God as Father reigns with providential care over His universe, His creatures, and the flow of the stream of human history according to the purposes of His grace.

Who know?


He is all powerful, all knowing, all loving, and all wise. God is Father in truth to those who become children of God through faith in Jesus Christ. He is fatherly in His attitude toward all men.

With comp, and the "definition" of God I suggest, there is a tradeoff between power and knowledge. The more powerful he can be, the less knowledge he can access, and vice versa. Jesus might be a sort of shaman, but no human can be designate as having some special relationship to God. Either Jesus was metaphorical, or he was a con, all this assuming comp, and accepting the idea that God = (arithmetical) Truth, the 0-person point of view.
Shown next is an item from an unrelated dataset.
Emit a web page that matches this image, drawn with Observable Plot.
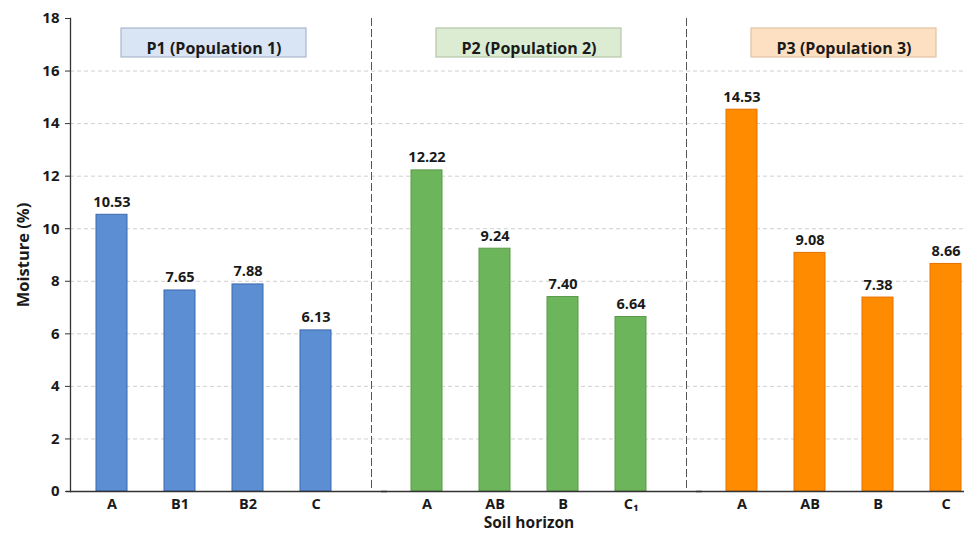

The baptists are not so bad (with respect to comp), but probably too much naïve, literal, and they still encourage the belief in authoritative arguments, which separate theology from science, and that is problematic (with or without comp, imo).

Bruno


---------------

Or see:

http://en.wikipedia.org/wiki/Attributes_of_God_in_Christianity

and

http://preceptaustin.org/notes_for_attributes_of_god_%28ii%29.htm

Brent
"Those who object to the punishment of heresy are like dogs
and swine,"
      --- John Calvin




Bruno



and when non-religious people say they believe in God they mean they believe in the word G-O-D and that's it.